Some of the confusion comes from the many segments of the NEM. Some charges are regulated and some are not. Costs differ by region. Regulation differs by region. Terms/language used in discussing retail supply, wholesale and network costs are often the same or similar, hence context is also important.
EG Network Distributors supply tariff is not the same as the Retailer’s tariff.

Some costs are fixed, some are variable, and others a conversion (typically of variable to fixed).
EG retailers may offer a customer a flat-single rate supply tariff. The Network Distributor may likely be charging the retailer a cost reflective tariff (EG ToU) for supply to that customer. The Retailer will have estimated a tariff (charge per kWh) based on an average to continue to use a single rate for the customer.

Note -
Retailers (region dependant) have latitude in how they structure their charges to recover their costs.

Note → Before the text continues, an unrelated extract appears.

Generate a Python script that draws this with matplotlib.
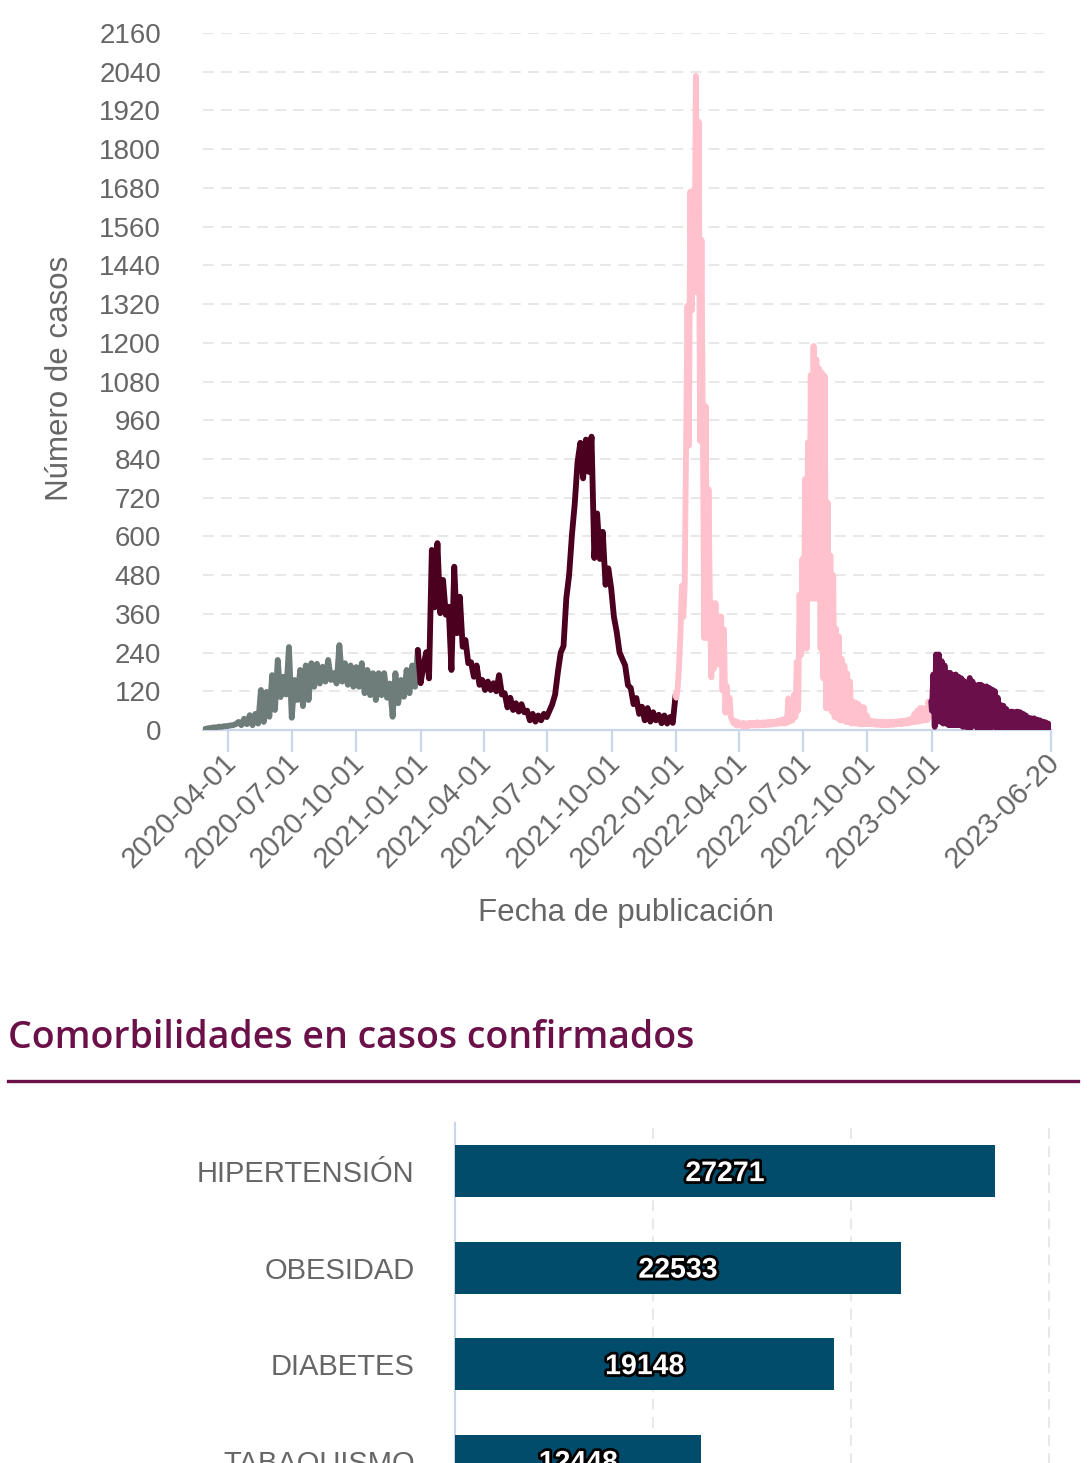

Providing they comply with the DMO (Default Market Offer) price cap.
Note WA, NT, ACT, Vic, Tasmania are absent from the following. SE QLD is included with a qualification.

The network charges are split between the Daily Supply/Connection Charge (Fixed) the Distributor passes onto the Retailer,
and
The Usage Charge. It is often referred to as a tariff given the history of how electricity was once supplied. The Usage Charge (aka Retail tariff) should not be confused with the Distribution tariffs. The Retailer is free to mark up the Distributor’s costs to differentiate a plan or appeal to a customer segment.